━━━ Raw records

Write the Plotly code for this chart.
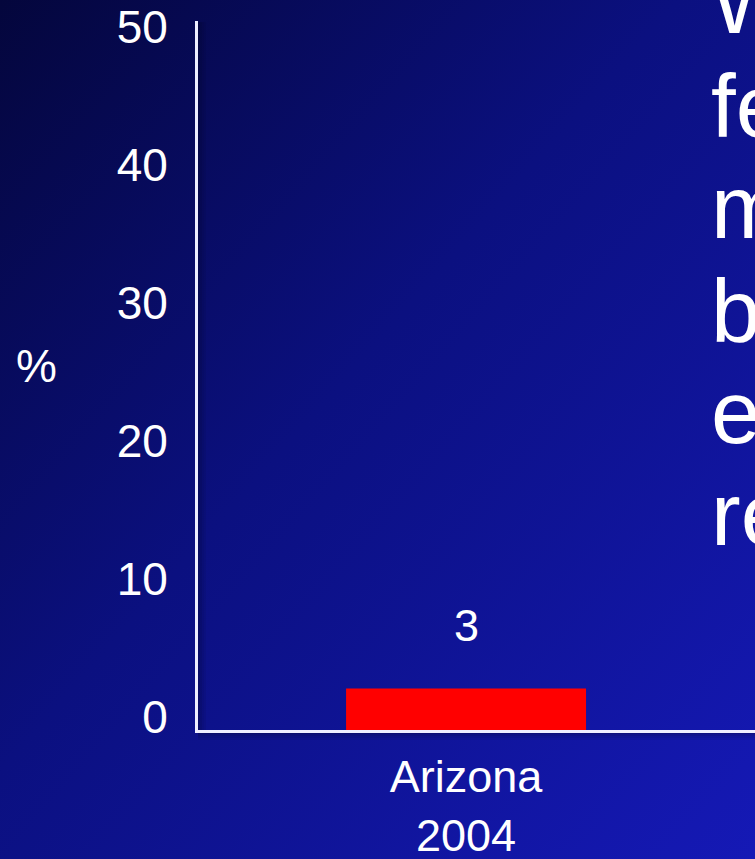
import base64
import plotly.graph_objects as go

# Chart data
categories = ["Arizona<br>2004"]
values = [3]
value_labels = ["3"]
y_ticks = [0, 10, 20, 30, 40, 50]
y_title = "%"

# Fragments of the large slide text running off the right edge
side_text = ["W", "fe", "m", "b", "e", "re"]

W, H = 755, 859
ML, MR, MT, MB = 198, 0, 21, 129
PW, PH = W - ML - MR, H - MT - MB

FONT = "Liberation Sans, Arial, sans-serif"
WHITE = "#ffffff"

# Diagonal navy-to-blue slide background as an SVG gradient
bg_svg = f"""<svg xmlns='http://www.w3.org/2000/svg' width='{W}' height='{H}'>
<defs><linearGradient id='g' x1='0' y1='0' x2='1' y2='1'>
<stop offset='0' stop-color='#04063c'/>
<stop offset='0.45' stop-color='#0b1080'/>
<stop offset='1' stop-color='#1519b6'/>
</linearGradient></defs>
<rect width='{W}' height='{H}' fill='url(#g)'/></svg>"""
bg_uri = "data:image/svg+xml;base64," + base64.b64encode(bg_svg.encode()).decode()


def px_x(p):
    return (p - ML) / PW


def px_y(p):
    return (H - MB - p) / PH


fig = go.Figure()
fig.add_trace(go.Bar(
    x=[0], y=values, width=[1.0],
    marker=dict(color="#ff0000", line=dict(width=0)),
    hoverinfo="skip",
))

annotations = []
# value label above the bar
annotations.append(dict(
    x=0, y=values[0], xref="x", yref="y", text=value_labels[0],
    showarrow=False, yanchor="bottom", yshift=36,
    font=dict(family=FONT, size=45, color=WHITE),
))
# axis title
annotations.append(dict(
    x=px_x(36), y=px_y(366), xref="paper", yref="paper", text=y_title,
    showarrow=False, xanchor="center", yanchor="middle",
    font=dict(family=FONT, size=46, color=WHITE),
))
# large text lines on the right
baselines = [33, 137, 238, 342, 443, 545]
for txt, base in zip(side_text, baselines):
    annotations.append(dict(
        x=px_x(709), y=px_y(base - 31), xref="paper", yref="paper", text=txt,
        showarrow=False, xanchor="left", yanchor="middle",
        font=dict(family=FONT, size=89, color=WHITE),
    ))

shadow = "rgba(0,0,25,{})"
shapes = []
# soft shadows under the x axis and to the right of the y axis
for i, a in enumerate([0.30, 0.20, 0.12, 0.06]):
    shapes.append(dict(type="rect", xref="paper", yref="paper",
                       x0=px_x(198), x1=1, y0=px_y(732 + 2 * i), y1=px_y(734 + 2 * i),
                       fillcolor=shadow.format(a), line=dict(width=0), layer="below"))
    shapes.append(dict(type="rect", xref="paper", yref="paper",
                       x0=px_x(198 + 2 * i), x1=px_x(200 + 2 * i), y0=px_y(730), y1=px_y(22),
                       fillcolor=shadow.format(a), line=dict(width=0), layer="below"))

fig.update_layout(
    width=W, height=H,
    margin=dict(l=ML, r=MR, t=MT, b=MB, pad=0, autoexpand=False),
    paper_bgcolor="#0b1080",
    plot_bgcolor="rgba(0,0,0,0)",
    showlegend=False,
    images=[dict(source=bg_uri, xref="paper", yref="paper",
                 x=px_x(0), y=px_y(0), sizex=W / PW, sizey=H / PH,
                 xanchor="left", yanchor="top", sizing="stretch", layer="below")],
    annotations=annotations,
    shapes=shapes,
    xaxis=dict(
        range=[-1.117, 1.204], tickvals=[0], ticktext=categories,
        showline=True, linecolor="#eeeeff", linewidth=3,
        showgrid=False, zeroline=False, ticks="",
        ticklabelstandoff=5, automargin=False,
        tickfont=dict(family=FONT, size=45, color=WHITE),
        fixedrange=True,
    ),
    yaxis=dict(
        range=[0, 51.4], tickvals=y_ticks,
        showline=True, linecolor="#eeeeff", linewidth=3,
        showgrid=False, zeroline=False, ticks="",
        ticklabelstandoff=18, ticklabelshift=-13, automargin=False,
        tickfont=dict(family=FONT, size=46, color=WHITE),
        fixedrange=True,
    ),
)

fig.write_html("out.html", config={"displayModeBar": False})
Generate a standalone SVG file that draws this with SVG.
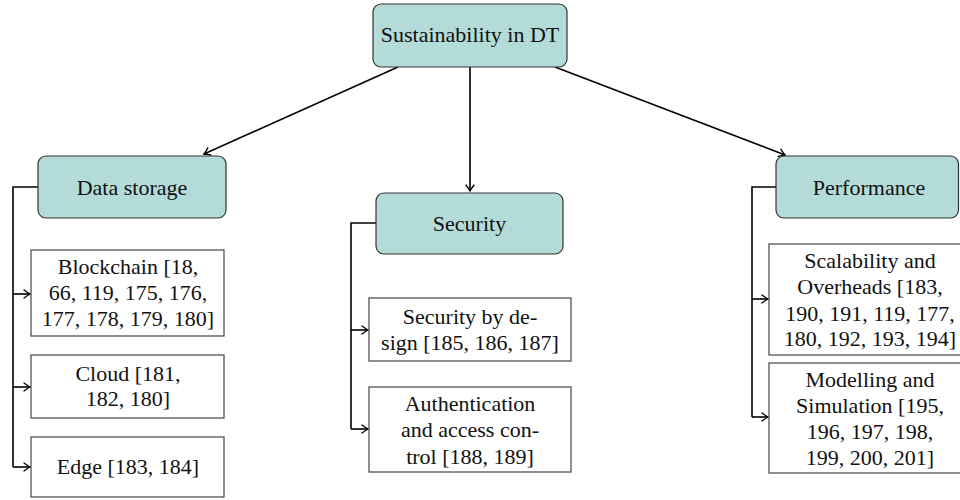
<svg xmlns="http://www.w3.org/2000/svg" width="960" height="500" viewBox="0 0 960 500">
<defs>
<marker id="arr" viewBox="-7 -5 9 10" markerWidth="9" markerHeight="10" refX="0" refY="0" orient="auto" markerUnits="userSpaceOnUse">
<path d="M-6,-4 Q-2,-1 0,0 Q-2,1 -6,4" fill="none" stroke="#000" stroke-width="1.3" stroke-linecap="round"/>
</marker>
</defs>
<style>
.hd{fill:#b3dbd8;stroke:#333;stroke-width:1.2}
.bx{fill:#fff;stroke:#444;stroke-width:1.2}
.t{font-family:'Liberation Serif','Times New Roman',Times,serif;font-size:22px;fill:#111;text-anchor:middle;dominant-baseline:central}
.c{fill:none;stroke:#000;stroke-width:1.6}
</style>
<g id="connectors">
<path class="c" d="M398,67 L204,154" marker-end="url(#arr)"/>
<path class="c" d="M470,67 L470,191" marker-end="url(#arr)"/>
<path class="c" d="M555,67 L785,155" marker-end="url(#arr)"/>
<path class="c" d="M38,187 L13,187 L13,467"/>
<path class="c" d="M13,294 L30,294" marker-end="url(#arr)"/>
<path class="c" d="M13,387 L30,387" marker-end="url(#arr)"/>
<path class="c" d="M13,467 L30,467" marker-end="url(#arr)"/>
<path class="c" d="M376,223 L351,223 L351,429"/>
<path class="c" d="M351,330 L368,330" marker-end="url(#arr)"/>
<path class="c" d="M351,429 L368,429" marker-end="url(#arr)"/>
<path class="c" d="M776,187 L752,187 L752,417"/>
<path class="c" d="M752,299 L768,299" marker-end="url(#arr)"/>
<path class="c" d="M752,417 L768,417" marker-end="url(#arr)"/>
</g>
<g class="t" font-family="Liberation Serif, serif">
<g id="root">
<rect class="hd" x="373" y="4" width="194" height="63" rx="8"/>
<text x="470" y="34">Sustainability in DT</text>
</g>
<g id="data-storage">
<rect class="hd" x="38" y="156" width="188" height="62" rx="8"/>
<text x="132" y="187">Data storage</text>
</g>
<g id="security">
<rect class="hd" x="376" y="193" width="187" height="61" rx="8"/>
<text x="469.5" y="223">Security</text>
</g>
<g id="performance">
<rect class="hd" x="776" y="156" width="182.5" height="62" rx="8"/>
<text x="869" y="187">Performance</text>
</g>
<g id="blockchain">
<rect class="bx" x="31" y="250" width="193" height="86"/>
<text x="128" y="266">Blockchain [18,</text>
<text x="128" y="292">66, 119, 175, 176,</text>
<text x="128" y="318">177, 178, 179, 180]</text>
</g>
<g id="cloud">
<rect class="bx" x="31" y="355" width="193" height="63"/>
<text x="128" y="373">Cloud [181,</text>
<text x="128" y="398">182, 180]</text>
</g>
<g id="edge">
<rect class="bx" x="31" y="437" width="193" height="60"/>
<text x="128" y="466">Edge [183, 184]</text>
</g>
<g id="security-by-design">
<rect class="bx" x="369" y="298" width="202" height="63"/>
<text x="470" y="316">Security by de-</text>
<text x="470" y="342">sign [185, 186, 187]</text>
</g>
<g id="authentication">
<rect class="bx" x="369" y="387" width="202" height="85"/>
<text x="470" y="403">Authentication</text>
<text x="470" y="429">and access con-</text>
<text x="470" y="456">trol [188, 189]</text>
</g>
<g id="scalability">
<rect class="bx" x="769" y="244" width="202" height="111"/>
<text x="870" y="260">Scalability and</text>
<text x="870" y="286">Overheads [183,</text>
<text x="870" y="313">190, 191, 119, 177,</text>
<text x="870" y="338">180, 192, 193, 194]</text>
</g>
<g id="modelling">
<rect class="bx" x="769" y="363" width="202" height="110"/>
<text x="870" y="379">Modelling and</text>
<text x="870" y="405">Simulation [195,</text>
<text x="870" y="431">196, 197, 198,</text>
<text x="870" y="457">199, 200, 201]</text>
</g>
</g>
</svg>
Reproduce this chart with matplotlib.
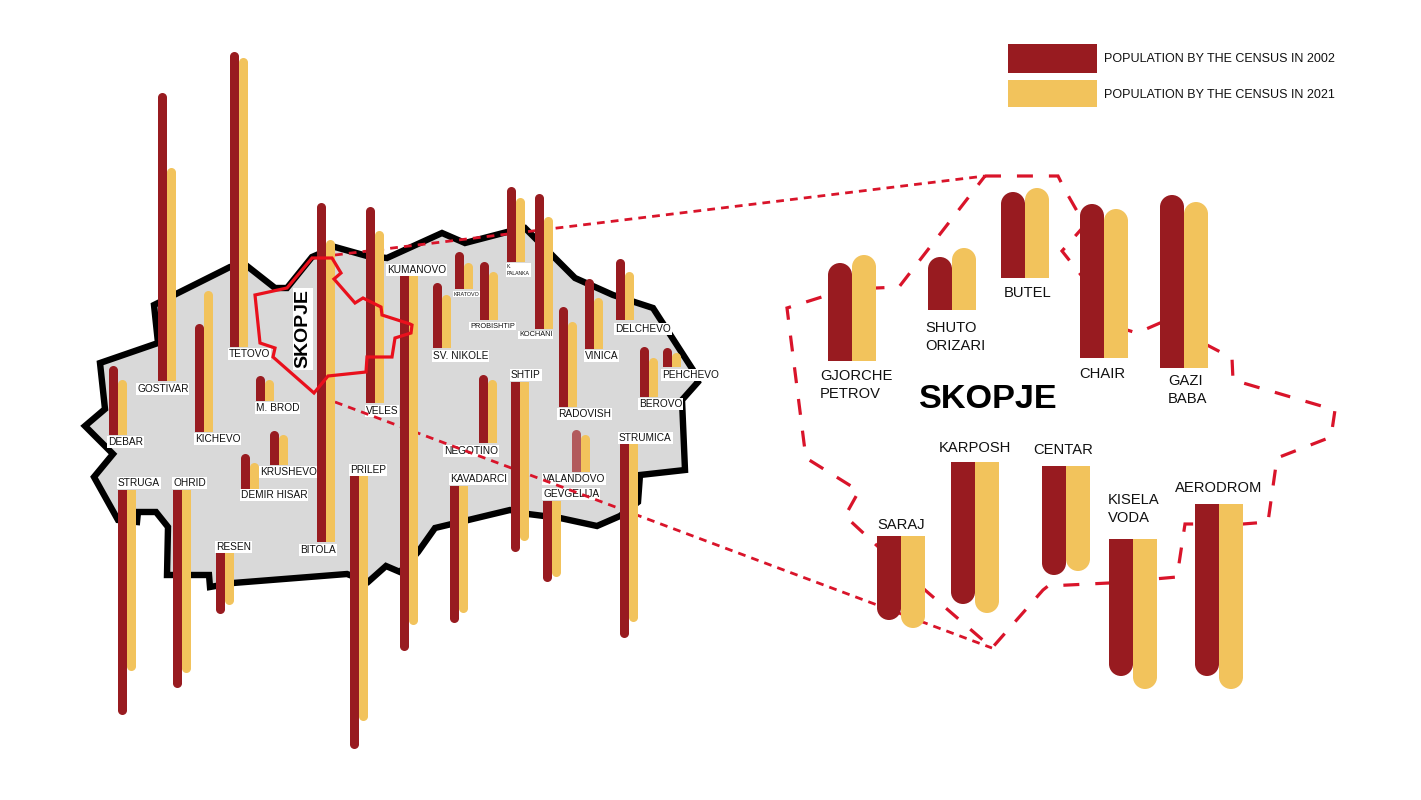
import matplotlib
matplotlib.use("Agg")
import matplotlib.pyplot as plt
from matplotlib.patches import Circle, Polygon, Rectangle

plt.rcParams['font.family'] = ['Liberation Sans', 'DejaVu Sans']

RED = "#981b20"
YELLOW = "#f2c35c"
DASH_RED = "#d9142a"
LINE_RED = "#e9101c"

# municipalities on the map: bar lengths
towns = ["GOSTIVAR", "TETOVO", "BITOLA", "VELES", "KICHEVO", "DEBAR", "M. BROD", "KRUSHEVO",
         "DEMIR HISAR", "STRUGA", "OHRID", "RESEN", "PRILEP", "KUMANOVO", "KAVADARCI", "SHTIP",
         "GEVGELIJA", "STRUMICA", "NEGOTINO", "VALANDOVO", "RADOVISH", "SV. NIKOLE", "KRATOVO",
         "PROBISHTIP", "K. PALANKA", "KOCHANI", "VINICA", "DELCHEVO", "BEROVO", "PEHCHEVO"]
towns_2002 = [288, 295, 339, 196, 108, 69, 25, 34, 35, 225, 198, 61, 273, 375, 137, 170, 81, 194,
              68, 42, 100, 65, 37, 58, 75, 135, 70, 61, 50, 19]
towns_2021 = [213, 289, 302, 172, 141, 55, 21, 30, 26, 181, 183, 52, 245, 349, 127, 159, 76, 178,
              63, 37, 85, 53, 26, 48, 64, 112, 51, 48, 39, 14]

# Skopje districts
districts = ["GJORCHE PETROV", "SHUTO ORIZARI", "BUTEL", "CHAIR", "GAZI BABA",
             "SARAJ", "KARPOSH", "CENTAR", "KISELA VODA", "AERODROM"]
districts_2002 = [98, 53, 86, 154, 173, 84, 142, 109, 137, 172]
districts_2021 = [106, 62, 90, 149, 166, 92, 151, 105, 150, 185]

legend_labels = ["POPULATION BY THE CENSUS IN 2002", "POPULATION BY THE CENSUS IN 2021"]

# layout, in picture pixels
town_x = [158, 230, 317, 366, 195, 109, 256, 270, 241, 118, 173, 216, 350, 400, 450, 511, 543, 620,
          479, 572, 559, 433, 455, 480, 507, 535, 585, 616, 640, 663]
town_base = [381, 347, 542, 403, 432, 435, 401, 465, 489, 490, 490, 553, 476, 276, 486, 382, 501, 444,
             443, 472, 407, 348, 289, 320, 262, 329, 349, 320, 397, 367]
town_dir = [1, 1, 1, 1, 1, 1, 1, 1, 1, -1, -1, -1, -1, -1, -1, -1, -1, -1,
            1, 1, 1, 1, 1, 1, 1, 1, 1, 1, 1, 1]
town_label_xy = [(137, 389), (229, 354), (300, 550), (366, 411), (195, 439), (108, 442), (256, 408),
                 (260, 472), (241, 495), (118, 483), (173, 483), (216, 547), (350, 470), (387, 270),
                 (450, 479), (511, 375), (543, 494), (619, 438), (444, 451), (543, 479), (558, 414),
                 (433, 356), (454, 294), (470, 326), (507, 270), (519, 335), (585, 356), (615, 329),
                 (639, 404), (662, 375)]
small_fonts = {"KRATOVO": 3.9, "PROBISHTIP": 5.3, "K. PALANKA": 3.7, "KOCHANI": 5.3}

district_x = [828, 928, 1001, 1080, 1160, 877, 951, 1042, 1109, 1195]
district_base = [361, 310, 278, 358, 368, 536, 462, 466, 539, 504]
district_dir = [1, 1, 1, 1, 1, -1, -1, -1, -1, -1]
district_label_xy = [(820, 385), (925, 337), (1004, 293), (1079, 374), (1168, 390),
                     (877, 525), (939, 448), (1033, 450), (1108, 509), (1175, 488)]

country = [(85, 426), (105, 409), (100, 363), (158, 343), (154, 305), (230, 267), (247, 266), (275, 288),
           (287, 288), (312, 257), (335, 247), (367, 256), (387, 258), (442, 233), (465, 243), (507, 232),
           (525, 228), (553, 256), (575, 278), (613, 295), (653, 308), (693, 370), (698, 382), (682, 400),
           (685, 470), (640, 475), (638, 502), (620, 516), (597, 526), (560, 518), (528, 514), (510, 510),
           (435, 528), (418, 552), (400, 572), (386, 566), (368, 582), (347, 574), (233, 583), (210, 587),
           (209, 575), (167, 575), (168, 527), (156, 512), (138, 512), (137, 522), (118, 520), (94, 477),
           (113, 454)]
skopje_map = [(255, 295), (287, 288), (312, 258), (332, 258), (341, 273), (334, 279), (355, 303), (363, 298),
              (381, 307), (382, 315), (410, 324), (412, 325), (411, 333), (395, 338), (392, 357), (367, 357),
              (366, 372), (328, 376), (314, 393), (273, 357), (275, 348), (260, 343)]
skopje_zoom = [(985, 176), (1058, 176), (1065, 190), (1085, 225), (1062, 251), (1085, 280), (1127, 330),
               (1137, 333), (1160, 323), (1207, 345), (1232, 358), (1233, 380), (1335, 410), (1331, 437),
               (1277, 458), (1268, 522), (1243, 524), (1185, 524), (1177, 577), (1109, 583), (1048, 586),
               (1043, 590), (992, 648), (925, 590), (873, 542), (845, 516), (859, 491), (806, 458), (804, 443),
               (787, 308), (828, 295), (876, 288), (899, 287)]


def draw_bar(ax, x, base, length, width, color, direction):
    # flat end on the base line, round end away from it
    r = width / 2
    ax.bar(x + r, -direction * (length - r), bottom=base, width=width, color=color,
           linewidth=0, zorder=4)
    ax.add_patch(Circle((x + r, base - direction * (length - r)), r, color=color, linewidth=0, zorder=4))


fig = plt.figure(figsize=(14.21, 8), dpi=100)
ax = fig.add_axes([0, 0, 1, 1])
ax.set_xlim(0, 1421)
ax.set_ylim(800, 0)
ax.axis("off")

ax.add_patch(Polygon(country, closed=True, facecolor="#d9d9d9", edgecolor="black",
                     linewidth=4.6, joinstyle="miter", zorder=1))

# lines from the map to the enlarged Skopje
dash = (0, (2.8, 2.2))
ax.plot([335, 985], [255, 176], color=DASH_RED, lw=2, linestyle=dash, zorder=3)
ax.plot([335, 992], [402, 648], color=DASH_RED, lw=2, linestyle=dash, zorder=3)
ax.add_patch(Polygon(skopje_zoom, closed=True, fill=False, edgecolor=DASH_RED, linewidth=2.3,
                     linestyle=(0, (5, 5)), zorder=2))

for name, x, base, d, v02, v21, xy in zip(towns, town_x, town_base, town_dir,
                                          towns_2002, towns_2021, town_label_xy):
    draw_bar(ax, x, base, v02, 9, "#b25a5c" if name == "VALANDOVO" else RED, d)
    draw_bar(ax, x + 9, base, v21, 9, YELLOW, d)
    label = "K.\nPALANKA" if name == "K. PALANKA" else name
    ax.text(xy[0], xy[1], label, fontsize=small_fonts.get(name, 7.3), ha="left", va="center", color="#111111",
            linespacing=1.5, bbox=dict(facecolor="white", edgecolor="none", pad=0.6), zorder=2.5)

for name, x, base, d, v02, v21, xy in zip(districts, district_x, district_base, district_dir,
                                          districts_2002, districts_2021, district_label_xy):
    draw_bar(ax, x, base, v02, 24, RED, d)
    draw_bar(ax, x + 24, base, v21, 24, YELLOW, d)
    label = name.replace(" ", "\n") if name not in ("BUTEL", "CHAIR") else name
    ax.text(xy[0], xy[1], label, fontsize=10.6, ha="left", va="center", color="#111111",
            linespacing=1.28, zorder=5)

ax.add_patch(Polygon(skopje_map, closed=True, fill=False, edgecolor=LINE_RED, linewidth=2.3,
                     joinstyle="miter", zorder=5))
ax.text(303, 329, "SKOPJE", fontsize=14, fontweight="bold", rotation=90, ha="center", va="center",
        color="black", bbox=dict(facecolor="white", edgecolor="none", pad=1), zorder=6)
ax.text(919, 400, "SKOPJE", fontsize=24.7, fontweight="bold", ha="left", va="center", color="black", zorder=6)

# legend
for label, y, h, color in zip(legend_labels, [44, 80], [29, 27], [RED, YELLOW]):
    ax.add_patch(Rectangle((1008, y), 89, h, facecolor=color, edgecolor="none", zorder=3))
    ax.text(1104, y + h / 2 + 1, label, fontsize=9, ha="left", va="center", color="#111111", zorder=3)

fig.savefig("out.png", dpi=100)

━━━━━━

» **Your instructions**: Write out the lines from the one containing "Reproduce this chart with matplotlib." down to the one containing "plt.rcParams['font.family'] = ['Liberation", both included, exactly as they appear. Leave out any pictures.

» **Answer to this problem**:
Reproduce this chart with matplotlib.
import matplotlib
matplotlib.use("Agg")
import matplotlib.pyplot as plt
from matplotlib.patches import Circle, Polygon, Rectangle

plt.rcParams['font.family'] = ['Liberation Sans', 'DejaVu Sans']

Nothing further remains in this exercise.